Yet bankers doubt India’s capacity for a large exposure in fundings for mergers and acquisitions which is enjoyed by global banks.
Following the government’s push to increase trade between India and African countries and the growing investments by Indian companies in the African continent, public sector banks are scaling up their presence in African countries by opening new branches and subsidiaries.
State Bank of India (SBI) plans to open four new branches in South Africa. The bank already has four branches in that country, including those in Durban and Cape Town. SBI's business in South Africa was mostly corporate-driven till now. However, the bank is gradually getting into the retail segment as well, said an SBI official. SBI also plans to open a subsidiary in Botswana.

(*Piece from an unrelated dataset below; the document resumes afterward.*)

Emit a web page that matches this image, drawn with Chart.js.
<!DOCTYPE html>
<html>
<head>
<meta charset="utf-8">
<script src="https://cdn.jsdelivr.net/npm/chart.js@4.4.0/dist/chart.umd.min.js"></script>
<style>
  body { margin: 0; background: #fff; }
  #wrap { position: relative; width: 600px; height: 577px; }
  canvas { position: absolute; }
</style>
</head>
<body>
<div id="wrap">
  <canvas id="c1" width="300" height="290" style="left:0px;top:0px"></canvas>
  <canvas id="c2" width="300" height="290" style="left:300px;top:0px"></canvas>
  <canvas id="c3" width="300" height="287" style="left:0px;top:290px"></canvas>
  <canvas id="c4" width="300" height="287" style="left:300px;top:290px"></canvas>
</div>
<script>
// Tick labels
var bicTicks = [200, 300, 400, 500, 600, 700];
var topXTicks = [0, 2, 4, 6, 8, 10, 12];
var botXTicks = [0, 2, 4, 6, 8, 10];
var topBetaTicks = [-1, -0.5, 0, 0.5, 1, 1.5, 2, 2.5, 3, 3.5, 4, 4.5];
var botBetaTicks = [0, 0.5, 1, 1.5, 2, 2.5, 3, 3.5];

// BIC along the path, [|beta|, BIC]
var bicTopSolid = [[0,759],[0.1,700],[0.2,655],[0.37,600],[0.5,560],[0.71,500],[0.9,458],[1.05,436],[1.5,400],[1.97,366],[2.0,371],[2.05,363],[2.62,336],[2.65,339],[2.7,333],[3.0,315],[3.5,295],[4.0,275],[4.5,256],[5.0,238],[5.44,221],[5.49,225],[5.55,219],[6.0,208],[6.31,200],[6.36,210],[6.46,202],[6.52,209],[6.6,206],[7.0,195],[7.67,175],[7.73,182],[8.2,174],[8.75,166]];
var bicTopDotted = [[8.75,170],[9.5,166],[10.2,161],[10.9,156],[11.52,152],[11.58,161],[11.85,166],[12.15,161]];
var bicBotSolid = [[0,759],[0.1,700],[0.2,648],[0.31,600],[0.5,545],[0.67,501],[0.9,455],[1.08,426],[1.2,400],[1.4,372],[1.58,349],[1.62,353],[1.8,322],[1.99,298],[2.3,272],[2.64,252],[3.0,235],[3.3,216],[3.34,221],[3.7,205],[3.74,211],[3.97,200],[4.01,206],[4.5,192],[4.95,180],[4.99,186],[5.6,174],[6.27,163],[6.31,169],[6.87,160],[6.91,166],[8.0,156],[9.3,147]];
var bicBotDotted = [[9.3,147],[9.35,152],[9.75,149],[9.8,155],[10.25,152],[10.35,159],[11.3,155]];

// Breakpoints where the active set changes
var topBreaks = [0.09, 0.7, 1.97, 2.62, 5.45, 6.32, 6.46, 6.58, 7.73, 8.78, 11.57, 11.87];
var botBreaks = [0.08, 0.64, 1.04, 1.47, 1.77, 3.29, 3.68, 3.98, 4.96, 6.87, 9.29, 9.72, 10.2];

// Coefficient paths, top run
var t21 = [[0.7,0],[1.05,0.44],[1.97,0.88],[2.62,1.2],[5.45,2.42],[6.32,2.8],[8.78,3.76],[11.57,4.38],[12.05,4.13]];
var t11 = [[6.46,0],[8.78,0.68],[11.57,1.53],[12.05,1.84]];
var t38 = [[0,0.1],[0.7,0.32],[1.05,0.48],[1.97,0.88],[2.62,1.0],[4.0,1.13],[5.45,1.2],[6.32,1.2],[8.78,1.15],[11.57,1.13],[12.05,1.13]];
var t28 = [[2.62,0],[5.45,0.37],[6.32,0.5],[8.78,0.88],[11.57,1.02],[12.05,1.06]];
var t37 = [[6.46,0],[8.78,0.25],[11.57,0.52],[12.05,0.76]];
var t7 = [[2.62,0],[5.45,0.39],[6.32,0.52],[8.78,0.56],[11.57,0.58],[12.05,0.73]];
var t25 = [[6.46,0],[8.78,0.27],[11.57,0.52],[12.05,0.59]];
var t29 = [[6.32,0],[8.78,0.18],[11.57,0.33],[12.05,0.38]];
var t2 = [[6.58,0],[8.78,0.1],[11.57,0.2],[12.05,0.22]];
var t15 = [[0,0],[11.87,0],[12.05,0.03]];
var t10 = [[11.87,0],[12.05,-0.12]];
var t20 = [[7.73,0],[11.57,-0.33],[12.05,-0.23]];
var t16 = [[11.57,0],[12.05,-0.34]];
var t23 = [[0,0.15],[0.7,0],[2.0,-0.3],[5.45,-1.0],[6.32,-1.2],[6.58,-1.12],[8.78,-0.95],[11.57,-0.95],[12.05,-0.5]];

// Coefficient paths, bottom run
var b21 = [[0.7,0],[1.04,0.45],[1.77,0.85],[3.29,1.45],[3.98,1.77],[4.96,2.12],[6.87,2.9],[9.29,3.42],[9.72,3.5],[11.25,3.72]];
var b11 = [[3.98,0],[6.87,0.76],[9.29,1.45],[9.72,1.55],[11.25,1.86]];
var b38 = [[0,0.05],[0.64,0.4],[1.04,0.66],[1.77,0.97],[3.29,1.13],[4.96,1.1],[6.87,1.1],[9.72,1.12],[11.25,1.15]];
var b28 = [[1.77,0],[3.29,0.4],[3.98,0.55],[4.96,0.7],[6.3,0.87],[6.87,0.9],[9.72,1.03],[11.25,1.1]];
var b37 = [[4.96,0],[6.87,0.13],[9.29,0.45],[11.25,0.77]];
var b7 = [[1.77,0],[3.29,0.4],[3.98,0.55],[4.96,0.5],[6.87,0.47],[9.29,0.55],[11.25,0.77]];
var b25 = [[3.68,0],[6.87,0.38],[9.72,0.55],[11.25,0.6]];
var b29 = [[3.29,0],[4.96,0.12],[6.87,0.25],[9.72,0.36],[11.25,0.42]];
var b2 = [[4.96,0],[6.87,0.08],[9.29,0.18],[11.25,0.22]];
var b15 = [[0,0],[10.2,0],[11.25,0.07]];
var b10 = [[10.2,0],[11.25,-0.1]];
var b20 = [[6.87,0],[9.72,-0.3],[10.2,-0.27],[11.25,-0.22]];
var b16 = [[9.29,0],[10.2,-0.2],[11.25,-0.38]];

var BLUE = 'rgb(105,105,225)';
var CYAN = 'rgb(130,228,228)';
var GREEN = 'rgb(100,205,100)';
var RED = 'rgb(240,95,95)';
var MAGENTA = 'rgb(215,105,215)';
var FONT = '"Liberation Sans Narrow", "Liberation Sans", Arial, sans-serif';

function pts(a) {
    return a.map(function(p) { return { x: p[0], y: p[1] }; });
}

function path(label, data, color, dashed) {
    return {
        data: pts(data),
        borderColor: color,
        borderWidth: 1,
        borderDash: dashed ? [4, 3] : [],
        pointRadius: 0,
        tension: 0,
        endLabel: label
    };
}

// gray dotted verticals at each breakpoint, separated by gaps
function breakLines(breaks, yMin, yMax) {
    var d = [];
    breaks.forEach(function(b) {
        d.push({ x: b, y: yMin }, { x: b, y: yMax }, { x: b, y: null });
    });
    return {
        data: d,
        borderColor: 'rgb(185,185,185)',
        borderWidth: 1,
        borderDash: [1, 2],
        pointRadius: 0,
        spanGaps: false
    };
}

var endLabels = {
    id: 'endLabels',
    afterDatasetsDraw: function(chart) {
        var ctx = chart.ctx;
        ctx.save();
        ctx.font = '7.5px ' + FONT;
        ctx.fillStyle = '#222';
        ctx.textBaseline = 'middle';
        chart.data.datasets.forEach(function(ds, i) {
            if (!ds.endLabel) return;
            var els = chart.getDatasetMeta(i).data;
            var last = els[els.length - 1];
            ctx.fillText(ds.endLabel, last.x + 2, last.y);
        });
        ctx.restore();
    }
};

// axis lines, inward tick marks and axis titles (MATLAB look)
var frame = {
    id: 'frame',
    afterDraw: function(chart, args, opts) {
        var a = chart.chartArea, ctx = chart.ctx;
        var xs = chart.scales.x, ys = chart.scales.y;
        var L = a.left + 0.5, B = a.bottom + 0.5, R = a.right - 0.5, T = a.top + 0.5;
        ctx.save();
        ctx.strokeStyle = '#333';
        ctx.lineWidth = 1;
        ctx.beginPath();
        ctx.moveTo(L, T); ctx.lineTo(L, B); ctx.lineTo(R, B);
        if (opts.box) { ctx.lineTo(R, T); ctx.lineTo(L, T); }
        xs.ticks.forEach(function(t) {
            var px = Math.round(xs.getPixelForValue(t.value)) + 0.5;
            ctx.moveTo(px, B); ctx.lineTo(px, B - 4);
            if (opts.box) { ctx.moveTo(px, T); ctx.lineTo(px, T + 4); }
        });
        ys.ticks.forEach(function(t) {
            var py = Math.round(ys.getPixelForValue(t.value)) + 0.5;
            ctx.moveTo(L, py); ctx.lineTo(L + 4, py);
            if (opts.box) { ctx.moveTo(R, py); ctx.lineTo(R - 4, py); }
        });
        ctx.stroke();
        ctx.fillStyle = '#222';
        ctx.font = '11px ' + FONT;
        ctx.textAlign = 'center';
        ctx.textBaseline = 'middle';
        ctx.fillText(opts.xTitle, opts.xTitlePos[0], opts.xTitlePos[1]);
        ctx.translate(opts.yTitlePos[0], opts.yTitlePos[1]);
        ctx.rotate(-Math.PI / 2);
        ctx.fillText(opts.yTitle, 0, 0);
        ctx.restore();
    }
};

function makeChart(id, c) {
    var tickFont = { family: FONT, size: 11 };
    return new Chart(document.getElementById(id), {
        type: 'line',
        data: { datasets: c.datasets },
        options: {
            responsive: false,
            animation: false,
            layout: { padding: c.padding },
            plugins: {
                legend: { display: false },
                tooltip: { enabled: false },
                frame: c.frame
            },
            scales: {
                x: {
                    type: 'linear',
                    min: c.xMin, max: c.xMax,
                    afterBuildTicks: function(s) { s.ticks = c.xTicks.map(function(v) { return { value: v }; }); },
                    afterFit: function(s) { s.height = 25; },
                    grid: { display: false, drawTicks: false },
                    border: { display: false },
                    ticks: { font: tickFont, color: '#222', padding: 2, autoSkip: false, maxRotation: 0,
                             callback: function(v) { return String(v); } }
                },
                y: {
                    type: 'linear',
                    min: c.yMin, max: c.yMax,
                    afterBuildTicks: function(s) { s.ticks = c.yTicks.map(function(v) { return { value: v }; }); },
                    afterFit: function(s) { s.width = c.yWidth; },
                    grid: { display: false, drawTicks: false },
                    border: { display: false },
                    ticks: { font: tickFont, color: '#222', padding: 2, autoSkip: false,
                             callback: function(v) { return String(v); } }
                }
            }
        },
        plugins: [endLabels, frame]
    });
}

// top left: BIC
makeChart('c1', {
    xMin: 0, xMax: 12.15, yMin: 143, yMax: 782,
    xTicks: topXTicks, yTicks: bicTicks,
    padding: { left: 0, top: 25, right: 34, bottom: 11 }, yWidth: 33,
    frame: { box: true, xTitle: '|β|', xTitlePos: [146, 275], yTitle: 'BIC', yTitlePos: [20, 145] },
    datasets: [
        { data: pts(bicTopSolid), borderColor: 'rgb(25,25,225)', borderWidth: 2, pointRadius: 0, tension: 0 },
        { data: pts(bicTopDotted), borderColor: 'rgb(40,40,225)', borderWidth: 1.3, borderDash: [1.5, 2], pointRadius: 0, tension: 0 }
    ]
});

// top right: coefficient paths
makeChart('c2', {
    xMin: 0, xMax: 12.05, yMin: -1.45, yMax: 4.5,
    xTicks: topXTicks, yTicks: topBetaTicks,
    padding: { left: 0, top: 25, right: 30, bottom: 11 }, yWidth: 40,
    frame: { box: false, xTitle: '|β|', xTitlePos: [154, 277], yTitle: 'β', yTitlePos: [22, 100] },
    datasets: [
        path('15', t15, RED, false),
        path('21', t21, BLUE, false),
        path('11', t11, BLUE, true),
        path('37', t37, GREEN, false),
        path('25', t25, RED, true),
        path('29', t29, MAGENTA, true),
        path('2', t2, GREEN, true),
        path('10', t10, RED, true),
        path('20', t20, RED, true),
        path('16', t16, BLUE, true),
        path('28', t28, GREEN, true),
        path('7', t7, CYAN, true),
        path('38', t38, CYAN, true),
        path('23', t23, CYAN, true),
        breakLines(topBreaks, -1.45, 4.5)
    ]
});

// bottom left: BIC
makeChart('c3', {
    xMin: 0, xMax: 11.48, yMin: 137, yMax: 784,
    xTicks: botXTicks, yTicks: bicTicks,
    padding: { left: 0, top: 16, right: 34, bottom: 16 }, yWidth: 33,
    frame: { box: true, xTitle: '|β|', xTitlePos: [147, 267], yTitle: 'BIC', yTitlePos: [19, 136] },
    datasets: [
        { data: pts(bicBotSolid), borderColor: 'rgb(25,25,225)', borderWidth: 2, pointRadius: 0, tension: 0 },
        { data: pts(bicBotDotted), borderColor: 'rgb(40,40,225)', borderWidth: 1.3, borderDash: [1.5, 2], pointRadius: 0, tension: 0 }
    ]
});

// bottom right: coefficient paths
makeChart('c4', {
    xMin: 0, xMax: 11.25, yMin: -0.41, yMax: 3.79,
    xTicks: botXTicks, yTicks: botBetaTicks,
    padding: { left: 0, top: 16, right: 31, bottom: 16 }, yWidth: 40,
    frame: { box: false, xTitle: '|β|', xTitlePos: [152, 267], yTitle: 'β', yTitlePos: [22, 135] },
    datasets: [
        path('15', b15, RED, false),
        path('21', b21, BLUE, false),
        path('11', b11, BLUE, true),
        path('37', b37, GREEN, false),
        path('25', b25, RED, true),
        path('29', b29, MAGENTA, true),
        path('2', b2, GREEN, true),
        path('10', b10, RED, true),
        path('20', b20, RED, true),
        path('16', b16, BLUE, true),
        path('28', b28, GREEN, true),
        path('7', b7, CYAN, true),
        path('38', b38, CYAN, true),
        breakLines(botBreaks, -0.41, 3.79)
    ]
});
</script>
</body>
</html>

Currently, the bank is present in Nigeria, through its stake in Sterling Bank.
Usually, banks take the subsidiary route to scale up their presence, since local banking regulators prefer this model, as it offers easy supervising operations and an easier method to evaluate risks. If banks use the branch route, the banking regulator would have to monitor the entire bank, which is a tough task for a regulator in a small country with limited means.
The current expansion plans of banks can be seen as the second wave of banks increasing their presence in Africa. Bank of India and Bank of Baroda had established their presence in Africa in the middle of the last century to serve the Indian trading community and migrant workers. However, the focus now would be to expand and cater to Indian companies investing in mineral, energy resources and infrastructure in Africa. And this time, the scale is different, with large mergers and acquisitions and green-field investments being the flavour of the day. Bharati Enterprises' $9-billion acquisition in African telecom player Zain can be cited as an example.

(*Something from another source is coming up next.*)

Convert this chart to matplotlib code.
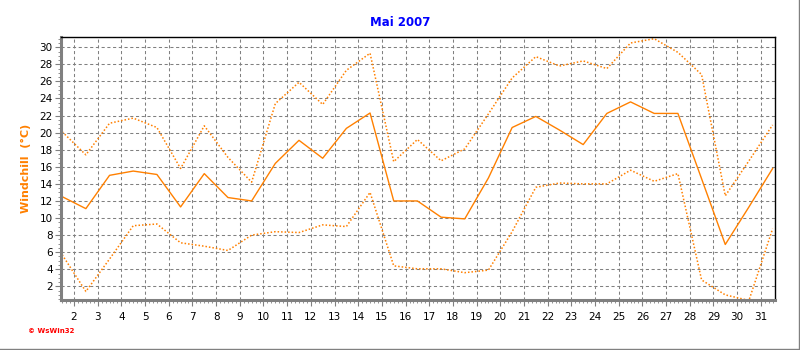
import matplotlib.pyplot as plt
from matplotlib.ticker import MultipleLocator
from matplotlib.lines import Line2D

# Mai 2007 windchill, one value per day (drawn at day + 0.5)
days = list(range(1, 32))
wc_max = [20.1, 17.4, 21.1, 21.7, 20.6, 15.8, 20.8, 17.1, 14.2, 23.4,
          25.9, 23.3, 27.3, 29.3, 16.6, 19.2, 16.7, 18.1, 22.2, 26.4,
          28.9, 27.8, 28.4, 27.5, 30.5, 31.0, 29.4, 26.8, 12.6, 16.7, 20.9]
wc_mean = [12.5, 11.1, 15.0, 15.5, 15.1, 11.3, 15.2, 12.4, 12.0, 16.4,
           19.1, 17.0, 20.5, 22.3, 12.0, 12.0, 10.1, 9.9, 14.7, 20.6,
           21.9, 20.3, 18.6, 22.25, 23.6, 22.25, 22.25, 14.6, 6.9, 11.3, 15.8]
wc_min = [5.7, 1.4, 5.2, 9.1, 9.3, 7.1, 6.7, 6.2, 8.0, 8.4,
          8.3, 9.2, 9.0, 13.0, 4.4, 4.05, 4.05, 3.6, 3.9, 8.4,
          13.6, 14.1, 14.0, 14.0, 15.6, 14.3, 15.2, 2.75, 1.0, 0.35, 8.75]
xticks = list(range(2, 32))
yticks = list(range(2, 31, 2))

orange = '#FF8000'
grey = '#808080'

fig = plt.figure(figsize=(8, 3.5), dpi=100)
ax = fig.add_axes([61/800, 1 - 300/350, (775 - 61)/800, (300 - 37)/350])

x = [d + 0.5 for d in days]
ax.plot(x, wc_max, color=orange, lw=1.1, ls=(0, (1, 1.3)))
ax.plot(x, wc_mean, color=orange, lw=1.0)
ax.plot(x, wc_min, color=orange, lw=1.1, ls=(0, (1, 1.3)))

ax.set_xlim(1.45, 31.6)
ax.set_ylim(0.4, 31.2)
ax.set_xticks(xticks)
ax.set_yticks(yticks)
ax.xaxis.set_minor_locator(MultipleLocator(1/6))
ax.yaxis.set_minor_locator(MultipleLocator(0.5))
ax.grid(True, which='major', color=grey, ls=(0, (3, 2.5)), lw=0.75)
ax.tick_params(axis='both', which='major', labelsize=7.5, length=4,
               width=0.8, color=grey, direction='out', pad=2)
ax.tick_params(axis='both', which='minor', length=2, width=0.6,
               color=grey, direction='out')
ax.tick_params(axis='x', which='major', pad=5)

for side in ['left', 'bottom']:
    ax.spines[side].set_color(grey)
    ax.spines[side].set_linewidth(2.2)
for side in ['top', 'right']:
    ax.spines[side].set_color('black')
    ax.spines[side].set_linewidth(1.0)

ax.set_ylabel('Windchill  (°C)', color=orange, fontsize=8, fontweight='bold',
              labelpad=6)
fig.text(0.5, 1 - 22/350, 'Mai 2007', color='#0000FF', fontsize=8.5,
         fontweight='bold', ha='center', va='center')
fig.text(28/800, 1 - 331/350, '© WsWin32', color='red', fontsize=5,
         fontweight='bold', ha='left', va='center')

# thin grey frame at right and bottom edges of the picture
fig.add_artist(Line2D([0, 1], [1/350, 1/350], color=grey, lw=1,
                      transform=fig.transFigure))
fig.add_artist(Line2D([798.5/800, 798.5/800], [0, 1], color=grey, lw=1,
                      transform=fig.transFigure))

fig.savefig('out.png', dpi=100)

However, an important question is whether Indian banks would be able to provide adequate financial support. A senior official with Export-Import Bank of India said Indian banks lack the scale for a large exposure in fundings for mergers and acquisitions. Global banks, which enjoy large balance sheets, are likely to play the leading role.
A Bank of Baroda official said when it came to arranging funds, the absence of a branch network was not a concern. With a strong presence in international finance, Indian banks could raise funds through bonds to finance Indian companies, he said.